The first one is the instructive ruling in G.V. Florida Transport Inc. vs Heirs of Romeo L. Battung Sr., GR 208802, 14 October 2015. In this case, no liability was imputed on the common carrier even if the passenger died on board the bus it was operating. The said passenger was shot by another passenger who immediately alighted with his companion after the shooting. Here, the accused acted surreptitiously in bringing the weapon inside the bus. There was also no showing that during the course of the trip that the killer made suspicious actions which would have forewarned the employees of the common carrier of the need to conduct thorough checks on him or any of the passengers. In view of these, the Court ruled that while the law requires the highest degree of diligence from common carriers in the safe transport of their passengers and creates a presumption of negligence against them, it does not, however, make the carrier an insurer of the absolute safety of its passengers.
The other case is Fortune Express Inc. vs Court of Appeals, GR 119756, 18 November 1999. Contrary to the Battung case, the Court ruled against the common carrier and held it liable for damages for the death of a passenger when the latter was shot by the suspects who pretended to be passengers since the carrier was already forewarned that the suspects were planning to hijack and burn some of its buses. This notwithstanding, it did nothing to protect the safety of its passengers. Had the common carrier and its employees been vigilant and had employed simple precautionary measures, they would not have failed to see that the malefactors had a large quantity of gasoline with them and was intending to commit an illegal activity.
There are also instances where the negligence of the passenger contributed to his death or injury. Under the law however, such contributory negligence does not bar recovery of damages, if the proximate cause thereof is the negligence of the common carrier. Nevertheless, the amount of damages shall be equitably reduced. In the case of Philippine National Railways vs Court of Appeals, GR L-55347, 4 October 1985, the train boarded by the deceased passenger was so overcrowded that he and many other passengers had no choice but to sit on the open platforms between the coaches of the train. As a consequence, the passenger fell off the train and died. The Court ruled that while the common carrier failed to observe extraordinary diligence, the deceased was chargeable with contributory negligence. Since he opted to sit on the open platform between the coaches of the train, he should have held tightly and tenaciously on the upright metal bar found at the side of said platform to avoid falling off from the speeding train.
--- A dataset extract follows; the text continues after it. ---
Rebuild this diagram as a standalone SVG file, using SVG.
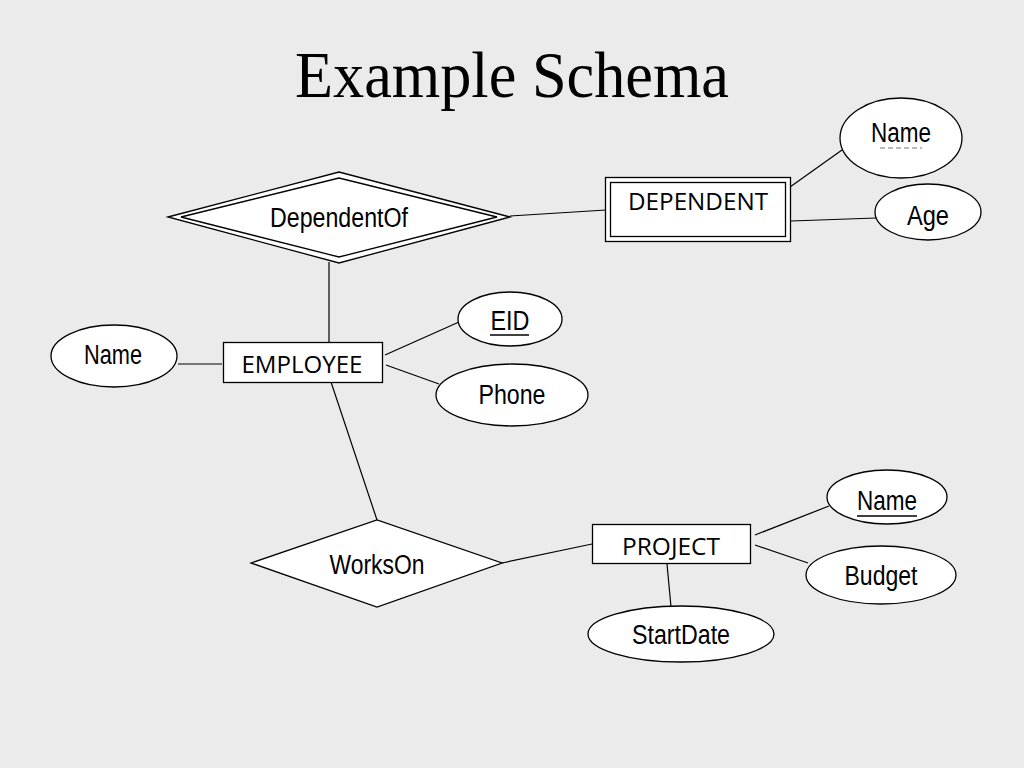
<svg xmlns="http://www.w3.org/2000/svg" width="1024" height="768" viewBox="0 0 1024 768">
<style>
.bg{fill:#ebebeb}
.shape{fill:#ffffff;stroke:#000000;stroke-width:1.3}
.conn line{stroke:#000000;stroke-width:1.2}
.title{font-family:"Liberation Serif","Times New Roman",serif;font-size:65px;fill:#000}
.attr{font-family:"Liberation Sans",Arial,sans-serif;font-size:27px;fill:#000;text-anchor:middle}
.ent{font-family:"Open Sans","Noto Sans",sans-serif;font-size:23.5px;fill:#000;text-anchor:middle}
</style>
<rect class="bg" x="0" y="0" width="1024" height="768"/>
<text class="title" x="512" y="97" text-anchor="middle" textLength="434" lengthAdjust="spacingAndGlyphs">Example Schema</text>
<g id="connectors" class="conn">
<line x1="790" y1="187" x2="842" y2="150"/>
<line x1="791" y1="221" x2="876" y2="218"/>
<line x1="510" y1="216" x2="606" y2="210"/>
<line x1="329" y1="262" x2="329" y2="342"/>
<line x1="178" y1="364" x2="222" y2="364"/>
<line x1="385" y1="355" x2="459" y2="322"/>
<line x1="386" y1="365" x2="439" y2="384"/>
<line x1="331" y1="382" x2="377" y2="520"/>
<line x1="502" y1="563" x2="592" y2="544"/>
<line x1="755" y1="535" x2="829" y2="506"/>
<line x1="755" y1="545" x2="808" y2="563"/>
<line x1="667" y1="564" x2="671" y2="607"/>
</g>
<g id="dependent">
<rect class="shape" x="605.5" y="177.5" width="185" height="64"/>
<rect class="shape" x="610.5" y="182.5" width="175" height="54"/>
<text class="ent" x="698" y="210" textLength="140" lengthAdjust="spacingAndGlyphs">DEPENDENT</text>
</g>
<g id="dep-name">
<ellipse class="shape" cx="901" cy="138" rx="61" ry="40"/>
<text class="attr" x="901" y="142" textLength="60" lengthAdjust="spacingAndGlyphs">Name</text>
<line x1="880" y1="148" x2="922" y2="148" stroke="#777" stroke-width="1.2" stroke-dasharray="5,3"/>
</g>
<g id="dep-age">
<ellipse class="shape" cx="928" cy="212" rx="53" ry="28"/>
<text class="attr" x="928" y="225" textLength="42" lengthAdjust="spacingAndGlyphs">Age</text>
</g>
<g id="dependentof">
<polygon class="shape" points="168,217 339,172 510,217 339,263"/>
<polygon class="shape" points="181,217 339,178 497,217 339,257"/>
<text class="attr" x="339" y="227" textLength="138" lengthAdjust="spacingAndGlyphs">DependentOf</text>
</g>
<g id="employee">
<rect class="shape" x="223.5" y="342.5" width="159" height="40"/>
<text class="ent" x="302" y="373" textLength="121" lengthAdjust="spacingAndGlyphs">EMPLOYEE</text>
</g>
<g id="emp-name">
<ellipse class="shape" cx="114" cy="356" rx="63" ry="31"/>
<text class="attr" x="113" y="364" textLength="58" lengthAdjust="spacingAndGlyphs">Name</text>
</g>
<g id="emp-eid">
<ellipse class="shape" cx="510" cy="319" rx="52" ry="27"/>
<text class="attr" x="510" y="330" textLength="39" lengthAdjust="spacingAndGlyphs">EID</text>
<line x1="490" y1="335" x2="529" y2="335" stroke="#000" stroke-width="1.3"/>
</g>
<g id="emp-phone">
<ellipse class="shape" cx="512" cy="395" rx="76" ry="31"/>
<text class="attr" x="512" y="404" textLength="67" lengthAdjust="spacingAndGlyphs">Phone</text>
</g>
<g id="workson">
<polygon class="shape" points="251,563 377,520 502,563 377,607"/>
<text class="attr" x="377" y="574" textLength="95" lengthAdjust="spacingAndGlyphs">WorksOn</text>
</g>
<g id="project">
<rect class="shape" x="592.5" y="524.5" width="158" height="39"/>
<text class="ent" x="671" y="555" textLength="98" lengthAdjust="spacingAndGlyphs">PROJECT</text>
</g>
<g id="proj-name">
<ellipse class="shape" cx="887" cy="497" rx="60" ry="27"/>
<text class="attr" x="887" y="510" textLength="60" lengthAdjust="spacingAndGlyphs">Name</text>
<line x1="857" y1="516" x2="917" y2="516" stroke="#000" stroke-width="1.3"/>
</g>
<g id="proj-budget">
<ellipse class="shape" cx="881" cy="575" rx="75" ry="29"/>
<text class="attr" x="881" y="585" textLength="73" lengthAdjust="spacingAndGlyphs">Budget</text>
</g>
<g id="proj-startdate">
<ellipse class="shape" cx="681" cy="634" rx="93" ry="28"/>
<text class="attr" x="681" y="644" textLength="98" lengthAdjust="spacingAndGlyphs">StartDate</text>
</g>
</svg>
Such contributory negligence, while not exempting the PNR from liability, nevertheless justified the deletion of the amount adjudicated as moral and exemplary damages.
It is worth to note that despite the duty and strict liability exacted by law upon common carriers, the same does not excuse the commuters to do their part by being prudent and cautious to avoid injury to themselves and to their co-passengers. While vehicular accidents are likely to occur, they are not completely inevitable if both the common carriers and the commuters cooperate towards a achieving a safe public transportation system.